While unlocking a GSM phone makes it suitable for use on any GSM network, doing so doesn’t address any network-specific changes which might have been wrought by the phone’s manufacturer as requested by its original customers. The most common of these changes is the propensity of some unlocked phones to send secret text messages back to their parent networks.

Our motoRIZR, for example, sent a secret text message to *453 whenever it acquired its network, which is to say, every time it was switched on.

In most cases, this isn’t much of an issue. If one were to use an unlocked motoRIZR on a network other than T-Mobile, the mystery message would presumably be ignored. In some cases, such messages can generate an error response if the network in question doesn’t know what to make of them and it complains to its originator.

In the case of most Canadian and some US cell phone networks, the spurious use of texting by an unlocked phone can be a problem, in that the carriers in question are disposed to charge for text messages.

Aware of the likelihood of the motoRIZR frightening the horses behind our back, we confirmed that text messaging could be disabled for a Rogers Pay As You Go cell phone account before we allowed any of our credit cards to see daylight. The woman at the Rogers store promised that it would be, and she charged us $40.00 for a new SIM card plus $10.00 for an initial top-up… plus sales tax.

It was only when the balance on the phone dropped precariously close to zero a few days later, having handled exactly two calls, that we began to suspect that something may have been amiss. Checking the on-line account activity statement for m’lady’s phone, we discovered that it had been diminishing by 25 cents every time the phone had been switched on.

The secret text messages were generating charges, which is to say that texting hadn’t been disabled as we’d been promised.

Rogers’ customer service – preceded by about ten minutes of talking to a computer and listening to advertising on hold – refunded the text charges, but said that contrary to what we’d been told in the Rogers store, texting couldn’t be disabled. The next time the phone was powered up, the meter would be running. A later e-mail message said “We apologize for any miscommunication on the part of our in store service representative. After reviewing your account we can confirm that no blocks were added to your line as this is not an option for Pay As You Go customers. This service is not able to be blocked on Pay As You Go.” They also said “We will, as an added troubleshooting step, submit a Trouble Ticket on this issue… please note that it may take up to 30 days to be resolved if a correction is possible.”

Amidst a squadron of flying pigs, the adventure took wing.

Quest for Fliers

We contacted Overstock.com to see if they had a resolution for the problem with the phone. In fairness, it had been unlocked correctly, and its secret text messages would have been unnoticeable by anyone with a less rapacious cell phone network – unless one was being charged for text messages, they’d be hard to spot. The big O was back to us in a few hours.

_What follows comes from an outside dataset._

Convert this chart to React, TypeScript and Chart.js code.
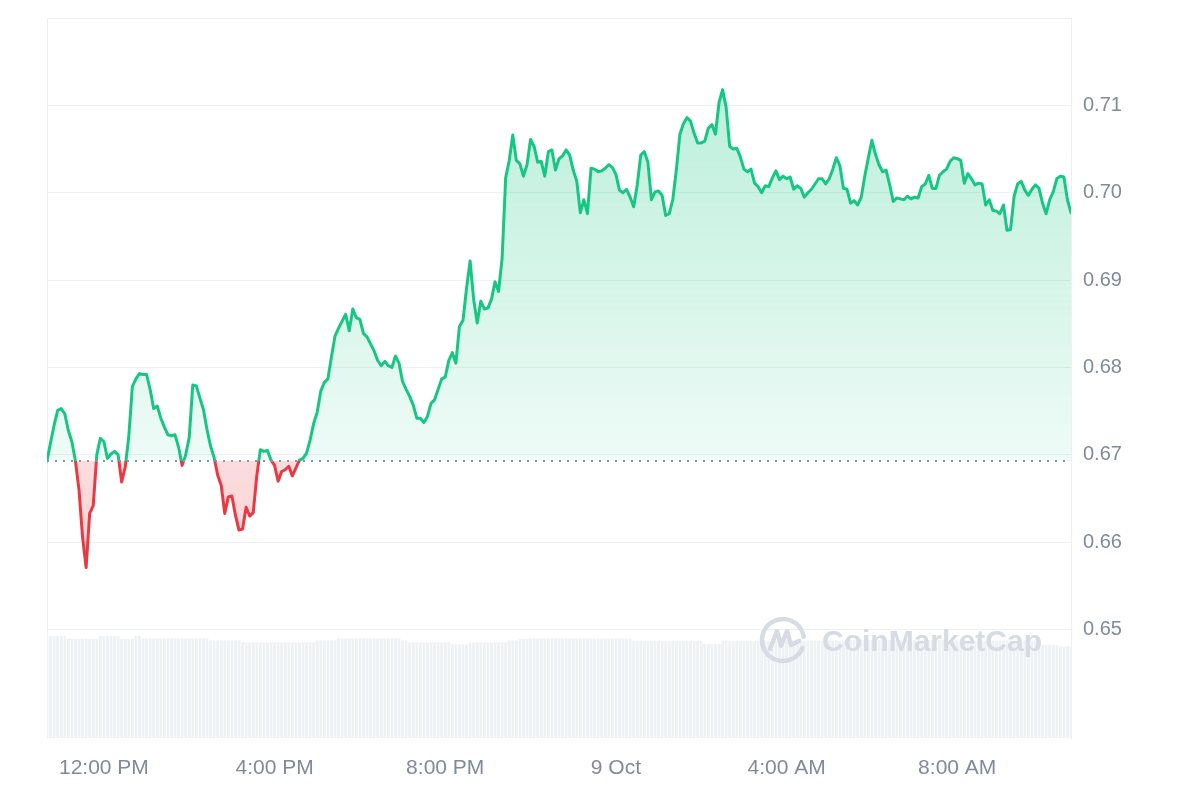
import React, { useEffect, useRef } from 'react';
import { Chart, registerables } from 'chart.js';

Chart.register(...registerables);

// Time axis: minutes since 8 Oct 00:00, one sample every 5 minutes
const START_MIN = 640; // 10:40 AM
const STEP_MIN = 5;
const BASELINE = 0.6693; // opening price (dotted reference line)

const prices: number[] = [
  0.6693, 0.6714, 0.6734, 0.6751, 0.6753, 0.6747, 0.6728, 0.6715, 0.6693, 0.6660,
  0.6606, 0.6571, 0.6633, 0.6642, 0.6700, 0.6719, 0.6715, 0.6696, 0.6701, 0.6704,
  0.6700, 0.6669, 0.6686, 0.6721, 0.6778, 0.6787, 0.6793, 0.6792, 0.6792, 0.6775,
  0.6753, 0.6756, 0.6742, 0.6732, 0.6723, 0.6722, 0.6723, 0.6709, 0.6688, 0.6700,
  0.6720, 0.6780, 0.6779, 0.6765, 0.6752, 0.6729, 0.6710, 0.6697, 0.6677, 0.6665,
  0.6633, 0.6652, 0.6653, 0.6631, 0.6614, 0.6615, 0.6640, 0.6630, 0.6634, 0.6676,
  0.6706, 0.6704, 0.6705, 0.6694, 0.6688, 0.6670, 0.6681, 0.6683, 0.6687, 0.6676,
  0.6685, 0.6694, 0.6696, 0.6702, 0.6717, 0.6736, 0.6749, 0.6773, 0.6783, 0.6787,
  0.6812, 0.6836, 0.6845, 0.6853, 0.6861, 0.6842, 0.6867, 0.6857, 0.6855, 0.6839,
  0.6835, 0.6827, 0.6819, 0.6808, 0.6802, 0.6807, 0.6802, 0.6800, 0.6813, 0.6805,
  0.6784, 0.6775, 0.6767, 0.6757, 0.6742, 0.6742, 0.6737, 0.6744, 0.6759, 0.6763,
  0.6775, 0.6787, 0.6789, 0.6808, 0.6817, 0.6805, 0.6847, 0.6854, 0.6891, 0.6922,
  0.6878, 0.6851, 0.6876, 0.6867, 0.6868, 0.6878, 0.6898, 0.6887, 0.6925, 0.7017,
  0.7037, 0.7066, 0.7037, 0.7033, 0.7019, 0.7032, 0.7061, 0.7053, 0.7035, 0.7036,
  0.7019, 0.7047, 0.7049, 0.7026, 0.7039, 0.7042, 0.7049, 0.7043, 0.7026, 0.7013,
  0.6977, 0.6992, 0.6976, 0.7028, 0.7027, 0.7024, 0.7025, 0.7028, 0.7032, 0.7029,
  0.7021, 0.7003, 0.7000, 0.7004, 0.6995, 0.6984, 0.7009, 0.7043, 0.7047, 0.7035,
  0.6992, 0.7001, 0.7002, 0.6997, 0.6974, 0.6976, 0.6992, 0.7026, 0.7067, 0.7079,
  0.7086, 0.7082, 0.7068, 0.7057, 0.7057, 0.7059, 0.7074, 0.7078, 0.7067, 0.7103,
  0.7118, 0.7098, 0.7053, 0.7050, 0.7051, 0.7041, 0.7027, 0.7024, 0.7027, 0.7011,
  0.7007, 0.7000, 0.7008, 0.7007, 0.7017, 0.7025, 0.7015, 0.7019, 0.7016, 0.7018,
  0.7004, 0.7008, 0.7005, 0.6995, 0.7000, 0.7004, 0.7010, 0.7016, 0.7016, 0.7010,
  0.7016, 0.7027, 0.7040, 0.7031, 0.7005, 0.7004, 0.6988, 0.6991, 0.6986, 0.6995,
  0.7019, 0.7040, 0.7060, 0.7044, 0.7032, 0.7024, 0.7026, 0.7009, 0.6990, 0.6994,
  0.6993, 0.6992, 0.6996, 0.6993, 0.6995, 0.6994, 0.7007, 0.7010, 0.7020, 0.7005,
  0.7005, 0.7020, 0.7024, 0.7027, 0.7036, 0.7040, 0.7039, 0.7037, 0.7011, 0.7022,
  0.7016, 0.7009, 0.7011, 0.7010, 0.6986, 0.6992, 0.6980, 0.6979, 0.6976, 0.6986,
  0.6957, 0.6958, 0.6996, 0.7010, 0.7013, 0.7003, 0.6997, 0.7004, 0.7009, 0.7005,
  0.6988, 0.6976, 0.6992, 0.7001, 0.7016, 0.7019, 0.7018, 0.6992, 0.6977,
];

// 24h volume (millions), one per sample
const volumes: number[] = [
  20.4, 20.4, 20.4, 20.4, 20.4, 20.4, 19.86, 19.86, 19.86, 19.86,
  19.86, 19.86, 19.86, 19.86, 19.86, 20.4, 20.4, 20.4, 20.4, 20.4,
  20.4, 19.86, 19.86, 19.86, 19.86, 20.4, 20.4, 19.94, 19.94, 19.94,
  19.94, 19.94, 19.94, 19.94, 19.94, 19.94, 19.94, 19.94, 19.94, 19.94,
  19.94, 19.94, 19.94, 19.94, 19.94, 19.94, 19.54, 19.54, 19.54, 19.54,
  19.54, 19.54, 19.54, 19.54, 19.54, 19.14, 19.14, 19.14, 19.14, 19.14,
  19.14, 19.14, 19.14, 19.14, 19.14, 19.14, 19.14, 19.14, 19.14, 19.14,
  19.14, 19.14, 19.14, 19.14, 19.14, 19.14, 19.54, 19.54, 19.54, 19.54,
  19.54, 19.54, 19.94, 19.94, 19.94, 19.94, 19.94, 19.94, 19.94, 19.94,
  19.94, 19.94, 19.94, 19.94, 19.94, 19.94, 19.94, 19.94, 19.94, 19.94,
  19.54, 19.54, 19.14, 19.14, 19.14, 19.14, 19.14, 19.14, 19.14, 19.14,
  19.14, 19.14, 19.14, 19.14, 18.74, 18.74, 18.74, 18.74, 18.74, 19.14,
  19.14, 19.14, 19.14, 19.14, 19.14, 19.14, 19.14, 19.14, 19.14, 19.14,
  19.54, 19.54, 19.54, 19.86, 19.86, 19.86, 19.94, 19.94, 19.94, 19.94,
  19.94, 19.94, 19.94, 19.94, 19.94, 19.94, 19.94, 19.94, 19.94, 19.94,
  19.94, 19.94, 19.9, 19.9, 19.9, 19.9, 19.9, 19.9, 19.9, 19.9,
  19.9, 19.9, 19.9, 19.9, 19.9, 19.4, 19.4, 19.4, 19.4, 19.4,
  19.4, 19.4, 19.4, 19.4, 19.4, 19.4, 19.4, 19.4, 19.4, 19.4,
  19.4, 19.4, 19.4, 19.4, 19.4, 18.8, 18.8, 18.8, 18.8, 18.8,
  19.4, 19.4, 19.4, 19.4, 19.4, 19.4, 19.4, 19.4, 19.4, 19.4,
  19.4, 19.5, 19.5, 19.5, 19.5, 19.5, 19.5, 19.5, 19.5, 19.5,
  19.5, 19.5, 19.5, 19.5, 19.5, 19.5, 19.5, 19.5, 19.5, 19.5,
  19.5, 19.5, 19.5, 19.5, 19.5, 19.5, 19.6, 19.6, 19.6, 19.6,
  19.6, 19.6, 19.6, 19.6, 19.6, 19.6, 19.6, 19.6, 19.6, 19.6,
  19.6, 19.6, 19.6, 19.6, 19.6, 19.6, 19.6, 19.6, 19.6, 19.6,
  19.6, 19.6, 19.6, 19.6, 19.5, 19.5, 19.5, 19.5, 19.5, 19.5,
  19.5, 19.5, 19.5, 19.5, 19.5, 19.5, 19.5, 19.5, 19.5, 19.5,
  19.5, 19.5, 19.5, 19.5, 19.5, 19.5, 19.5, 19.5, 19.5, 19.5,
  18.6, 18.6, 18.6, 18.6, 18.6, 18.3, 18.3, 18.3, 18.3,
];

const xTickValues = [640, 720, 960, 1200, 1440, 1680, 1920];
const xTickLabels = ['', '12:00 PM', '4:00 PM', '8:00 PM', '9 Oct', '4:00 AM', '8:00 AM'];
const yTickValues = [0.65, 0.66, 0.67, 0.68, 0.69, 0.7, 0.71, 0.72];
const yTickLabels = ['0.65', '0.66', '0.67', '0.68', '0.69', '0.70', '0.71', ''];

const GREEN = '#16c784';
const RED = '#ea3943';
const GRID = '#eff0f2';
const TEXT = '#808a9d';
const FONT = '"Liberation Sans", Arial, sans-serif';

export default function App() {
  const canvasRef = useRef<HTMLCanvasElement | null>(null);

  useEffect(() => {
    const canvas = canvasRef.current;
    if (!canvas) return;

    const times = prices.map((_, i) => START_MIN + i * STEP_MIN);
    const endMin = times[times.length - 1];

    const watermark = {
      id: 'watermark',
      afterDatasetsDraw(chart: any) {
        const c = chart.ctx as CanvasRenderingContext2D;
        c.save();
        c.strokeStyle = '#d6dbe4';
        c.fillStyle = '#d6dbe4';
        c.lineWidth = 4.5;
        c.lineCap = 'round';
        c.lineJoin = 'round';
        const cx = 783, cy = 640, r = 21;
        c.beginPath();
        c.arc(cx, cy, r, 0.12 * Math.PI, 1.95 * Math.PI);
        c.stroke();
        c.beginPath();
        c.moveTo(cx - 13, cy + 9);
        c.lineTo(cx - 6, cy - 9);
        c.lineTo(cx - 2, cy + 6);
        c.lineTo(cx + 4, cy - 9);
        c.lineTo(cx + 8, cy + 5);
        c.lineTo(cx + 16, cy + 1);
        c.stroke();
        c.font = 'bold 30px ' + FONT;
        c.textBaseline = 'alphabetic';
        c.textAlign = 'left';
        c.fillText('CoinMarketCap', 822, 651);
        c.restore();
      },
    };

    const chart = new Chart(canvas, {
      type: 'line',
      data: {
        datasets: [
          {
            type: 'line',
            label: 'Open',
            data: [
              { x: START_MIN, y: BASELINE },
              { x: endMin, y: BASELINE },
            ],
            borderColor: '#8d93a0',
            borderWidth: 2,
            borderDash: [2, 6],
            pointRadius: 0,
            fill: false,
            order: 0,
          },
          {
            type: 'line',
            label: 'Price',
            data: times.map((t, i) => ({ x: t, y: prices[i] })),
            borderColor: GREEN,
            borderWidth: 3,
            borderJoinStyle: 'round',
            borderCapStyle: 'round',
            pointRadius: 0,
            tension: 0,
            fill: { value: BASELINE, above: 'rgba(22,199,132,0.2)', below: 'rgba(234,57,67,0.2)' },
            order: 1,
          } as any,
          {
            type: 'bar',
            label: 'Volume',
            data: times.map((t, i) => ({ x: t, y: volumes[i] })),
            backgroundColor: '#eff2f5',
            yAxisID: 'yVol',
            barPercentage: 1,
            categoryPercentage: 0.82,
            order: 2,
          } as any,
        ],
      },
      options: {
        animation: false,
        responsive: true,
        maintainAspectRatio: false,
        layout: { padding: { left: 47, top: 18, right: 49, bottom: 12 } },
        plugins: { legend: { display: false }, tooltip: { enabled: false } },
        scales: {
          x: {
            type: 'linear',
            min: START_MIN,
            max: endMin,
            offset: false,
            afterBuildTicks: (s: any) => {
              s.ticks = xTickValues.map((v) => ({ value: v }));
            },
            afterFit: (s: any) => {
              s.height = 50;
              s.paddingLeft = 0;
              s.paddingRight = 0;
            },
            ticks: {
              callback: (_v: any, i: number) => xTickLabels[i],
              color: TEXT,
              font: { family: FONT, size: 21 },
              padding: 18,
              maxRotation: 0,
              autoSkip: false,
            },
            grid: {
              offset: false,
              drawTicks: false,
              color: (ctx: any) => (ctx.index === 0 ? GRID : 'rgba(0,0,0,0)'),
              lineWidth: 1,
            },
            border: { display: false },
          },
          y: {
            type: 'linear',
            position: 'right',
            min: 0.6376,
            max: 0.72,
            afterBuildTicks: (s: any) => {
              s.ticks = yTickValues.map((v) => ({ value: v }));
            },
            afterFit: (s: any) => {
              s.width = 80;
              s.paddingTop = 0;
              s.paddingBottom = 0;
            },
            ticks: {
              callback: (_v: any, i: number) => yTickLabels[i],
              color: TEXT,
              font: { family: FONT, size: 20 },
              padding: 12,
            },
            grid: { color: GRID, drawTicks: false, lineWidth: 1 },
            border: { display: true, color: GRID },
          },
          yVol: {
            type: 'linear',
            display: false,
            min: 0,
            max: 144,
          },
        },
      } as any,
      plugins: [watermark],
    });

    // gradients depend on the laid-out chart area
    const area = chart.chartArea;
    const by = chart.scales.y.getPixelForValue(BASELINE);
    const c = chart.ctx;
    const gAbove = c.createLinearGradient(0, area.top, 0, by);
    gAbove.addColorStop(0, 'rgba(22,199,132,0.33)');
    gAbove.addColorStop(1, 'rgba(22,199,132,0.07)');
    const gBelow = c.createLinearGradient(0, by, 0, area.bottom);
    gBelow.addColorStop(0, 'rgba(234,57,67,0.18)');
    gBelow.addColorStop(1, 'rgba(234,57,67,0.25)');
    const stop = (by - area.top) / (area.bottom - area.top);
    const gLine = c.createLinearGradient(0, area.top, 0, area.bottom);
    gLine.addColorStop(0, GREEN);
    gLine.addColorStop(stop, GREEN);
    gLine.addColorStop(stop, RED);
    gLine.addColorStop(1, RED);
    const ds: any = chart.data.datasets[1];
    ds.fill = { value: BASELINE, above: gAbove, below: gBelow };
    ds.borderColor = gLine;
    chart.update('none');

    return () => chart.destroy();
  }, []);

  return (
    <div style={{ position: 'fixed', left: 0, top: 0, width: 1200, height: 800, background: '#fff' }}>
      <canvas ref={canvasRef} />
    </div>
  );
}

They couldn’t address the problem with the phone, but they were willing to refund what we’d paid for it.

Enamored of her new phone, m’lady wasn’t wholly in favor of this option.

We next tried Motorola. You can’t actually contact technical support at Motorola – or at least, we never found a way to do so. There’s a user support forum at its web page, wherein one can post a question and pray for guidance. Nothing useful came of this.

Quite by accident, we happened upon a strange little underground community of phone modders – people who presumably ensconce themselves in various spare bedrooms and attic lofts and meddle with the workings of cell phones. An expression of their craft is to be found at ModMyMoto.com – at least in so far as it pertains to Motorola devices. They too had a user support forum, but it was alive with postings and people to answer them.

The problem could be resolved, said a user who identified himself as Thelaxplaya7, by flashing the phone with a new MP. In human-speak, this means uploading new firmware to it. Thelaxplaya7 pointed us to a guide for the procedure, suitable firmware and a shareware application to back up the phone’s existing brain and then re-educate the beast.

Admittedly, it took several attempts to arrive at a wholly acceptable second incarnation of the motoRIZR. The first firmware package we tried worked, but it displayed all the phone’s screens in the Comic Sans font, with an unfortunate choice of color schemes and graphics. The second one insisted that the Phone Book function operate in long character Chinese. It proved possible to combine the desirable elements from several firmware packages to arrive at a motoRIZR fit for earthlings.

The new firmware did not include the function that called home to T-Mobile, and m’lady’s new phone was at last ready for polite company. The total cost for the entire adventure was $9.99 sent through PayPal to the developer of Flash & Backup, the shareware that managed flashing the phone. This expense was entirely optional, but being shareware developers ourselves at times, we wouldn’t have been able to manifest a sufficient level of hypocrisy to have used Flash & Backup without paying for it.

It seems salient to observe that we enjoyed vastly better user support with Thelaxplaya7 and the other regulars at ModMyMoto.com than we did with any of the cellular carriers we dealt with, despite the latter having inhaled substantial amounts of our cash, with the prospect of inhaling still more of it on an ongoing basis.

In the aftermath of the adventure, we discovered that Rogers has a less expensive discount imprint called Fido – originally an independent carrier that Rogers ingested several years back. Their Pay As You Go rates are ten cents per minute lower than Rogers, despite their apparently using the same network. They also charge ten dollars for a SIM card, rather than 40.

It must be said that in use, Rogers’ network is solid, extensive and as reliable as their advertising would lead one to believe. While Canadian cell phone charges in general are among the highest on Earth, Rogers’ aren’t hugely more exorbitant than those of their competitors – their Fido service does seem to be a better deal. Their customer service was somewhat inefficacious for us.

M’lady is of the opinion that the motoRIZR, on the other hand, is truly awesome.